‘Bikini is Islamic veil,’ Turkish televangelist Oktar tells police
Adnan Oktar, also known as Harun Yahya, is seen in this file photo with two of his "kittens"
Daily Hürriyet columnist Abdulkadir Selvi published a number of quotes from Oktar’s defense in an article on July 23 in which the televangelist denied dozens of criminal charges against him, and instead preaching on his group’s peculiar interpretation of Islam.
“Covering where a bikini covers is enough for Islamic veiling. Because this is how it was described in the Quran,” Oktar reportedly told the police.
He also claimed that Islam only forbids wine as an alcoholic drink, while permitting others including vodka and whiskey.
The televangelist and his followers reportedly decreased the number of Islamic daily prayers from five to two, while significantly shortening each session as well.
Oktar hosts talk show programs on his television channel, A9, on which he has discussed Islamic values and sometimes danced with young women he calls “kittens” and sang with young men, who he calls his “lions.”
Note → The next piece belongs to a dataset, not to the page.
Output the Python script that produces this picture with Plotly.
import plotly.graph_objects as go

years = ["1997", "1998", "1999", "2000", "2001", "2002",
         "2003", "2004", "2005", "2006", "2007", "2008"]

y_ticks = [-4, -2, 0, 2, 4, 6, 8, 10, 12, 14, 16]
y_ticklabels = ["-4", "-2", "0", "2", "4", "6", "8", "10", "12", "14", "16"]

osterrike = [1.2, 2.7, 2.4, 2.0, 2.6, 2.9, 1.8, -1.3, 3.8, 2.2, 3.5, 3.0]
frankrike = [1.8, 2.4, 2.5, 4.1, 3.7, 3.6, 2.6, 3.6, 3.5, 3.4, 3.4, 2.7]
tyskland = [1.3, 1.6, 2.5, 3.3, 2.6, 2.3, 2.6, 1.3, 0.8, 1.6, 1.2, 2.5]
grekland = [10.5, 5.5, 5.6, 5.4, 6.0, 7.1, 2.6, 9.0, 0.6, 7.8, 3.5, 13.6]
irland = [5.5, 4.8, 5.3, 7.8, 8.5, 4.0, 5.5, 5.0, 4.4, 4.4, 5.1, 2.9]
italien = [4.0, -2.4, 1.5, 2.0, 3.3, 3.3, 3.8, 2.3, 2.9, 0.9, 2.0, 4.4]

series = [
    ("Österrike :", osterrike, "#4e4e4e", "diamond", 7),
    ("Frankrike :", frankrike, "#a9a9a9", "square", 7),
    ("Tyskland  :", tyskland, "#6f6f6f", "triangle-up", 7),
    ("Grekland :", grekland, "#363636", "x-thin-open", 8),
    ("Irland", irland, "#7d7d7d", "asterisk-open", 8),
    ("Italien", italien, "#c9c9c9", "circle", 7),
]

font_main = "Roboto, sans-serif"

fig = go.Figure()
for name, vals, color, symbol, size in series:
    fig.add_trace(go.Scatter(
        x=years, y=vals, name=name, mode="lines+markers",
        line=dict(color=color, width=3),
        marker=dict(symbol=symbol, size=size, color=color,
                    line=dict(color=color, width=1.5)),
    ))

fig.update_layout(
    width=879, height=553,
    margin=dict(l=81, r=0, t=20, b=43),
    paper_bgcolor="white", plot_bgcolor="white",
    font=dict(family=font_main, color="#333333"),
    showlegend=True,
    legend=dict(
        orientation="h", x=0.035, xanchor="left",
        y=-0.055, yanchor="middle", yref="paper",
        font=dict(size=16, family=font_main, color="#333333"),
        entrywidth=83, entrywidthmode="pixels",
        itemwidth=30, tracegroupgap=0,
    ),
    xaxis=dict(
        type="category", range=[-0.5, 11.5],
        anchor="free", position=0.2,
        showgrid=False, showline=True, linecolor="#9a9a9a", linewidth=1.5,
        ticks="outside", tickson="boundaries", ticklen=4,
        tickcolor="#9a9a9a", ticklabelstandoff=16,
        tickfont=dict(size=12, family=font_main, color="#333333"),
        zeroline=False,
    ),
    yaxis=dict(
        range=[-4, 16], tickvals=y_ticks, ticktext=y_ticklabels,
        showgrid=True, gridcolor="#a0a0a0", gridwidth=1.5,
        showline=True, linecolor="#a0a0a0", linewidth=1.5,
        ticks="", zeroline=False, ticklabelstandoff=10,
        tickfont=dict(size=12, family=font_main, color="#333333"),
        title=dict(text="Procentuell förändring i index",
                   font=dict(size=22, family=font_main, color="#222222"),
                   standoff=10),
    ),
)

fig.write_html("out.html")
Oktar: Coup plotters will hang Erdoğan
During his police interrogation, Oktar stressed he has been supporting the ruling Justice and Development Party (AKP), according to Selvi.
“Oktar told police he instructed his kittens to hit the streets with Turkish flags in the aftermath of the 2016 coup attempt [to show their support for President Recep Tayyip Erdoğan],” the Hürriyet columnist wrote.
“Then a police officer reminded him of his words on the night of the coup attempt, predicting that ‘they would hang Tayyip,’” Selvi added.
Turkish police launched an operation on July 11 to detain Oktar and 234 of his followers for over 30 charges, including forming a criminal gang, sexual abuse of children, and fraud.
The televangelist denied all charges, claiming his arrest was “a conspiracy by the British deep state.”
In 2006, Oktar wrote the Atlas of Creation under his pen-name Harun Yahya, arguing that Charles Darwin’s theory of evolution is at the root of global terrorism. He has written more than 300 books, translated into 73 languages, his channel says on its website.